Крестьянские общины, по Герцену, представляют собой зародыш организации безгосударственного самоуправления и социалистических экономических отношений. В качестве основы анархического самоуправления он рассматривал распорядительные и контрольные полномочия мирского и волостного сходов, избирающих и контролирующих должностных лиц90. В социально-экономических отношениях общины Герцен видел традиции социальной справедливости и солидарной взаимопомощи. Прежде всего – это права всех общинников на основное средство производства – пахотные земли и прочие угодья (леса, водоемы, луга)91. Распределяя землю, община обеспечивает средства для жизни каждому из них92. Общинное землевладение, при котором каждый крестьянин получает право на индивидуальное пользование землей при коллективной собственности на нее, полагал Герцен, позволит защитить крестьянство от обезземеливания и превращения в пролетариат, что было бы последствием развития в России капитализма и широкого внедрения принципов частной собственности. В ремесленных артелях он также усматривал тенденции, близкие общинному укладу, приближающие их к форме отношений будущего самоуправляющегося кооперативного промышленного предприятия – низовой хозяйственной ячейки социалистического общества93.
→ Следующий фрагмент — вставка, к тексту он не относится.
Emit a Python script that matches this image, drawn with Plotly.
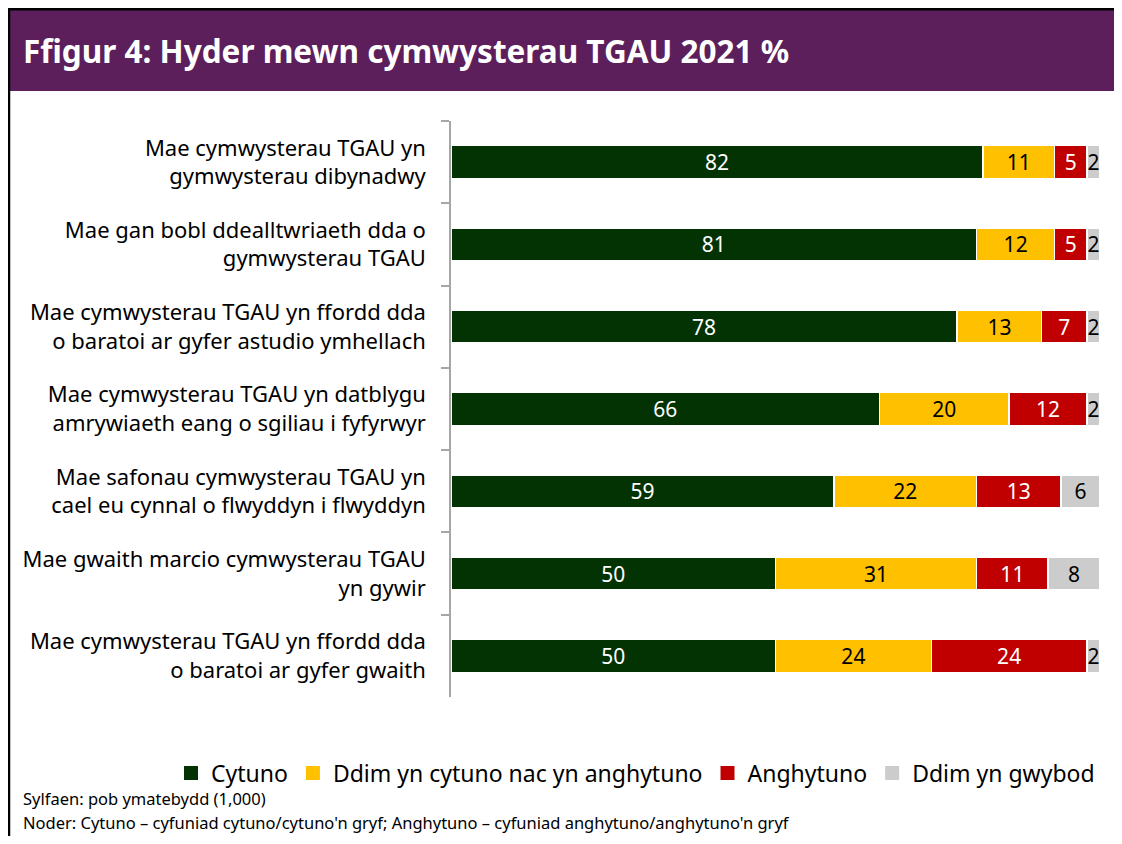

Как справедливо заметил историк А.В. Шубин, община для Герцена «не идеал демократии, а лишь удобная стартовая точка, опора для развития общества к социализму. […] Но это – только основы для демократии, архаичные и консервативные. В этом состоянии община еще далека от социалистического идеала, ей предстоит развитие»94. Безусловно, речь шла о попытке вычленить отношения федерализма, самоуправления и солидарной взаимопомощи из практики функционирования тех или иных социальных институтов. При этом Герцен подверг критике патриархальные коллективистские традиции, указывая, что благодаря им община проявляет себя в «полуварварской форме, главным недостатком которой является отсутствие личной индивидуальной свободы»95.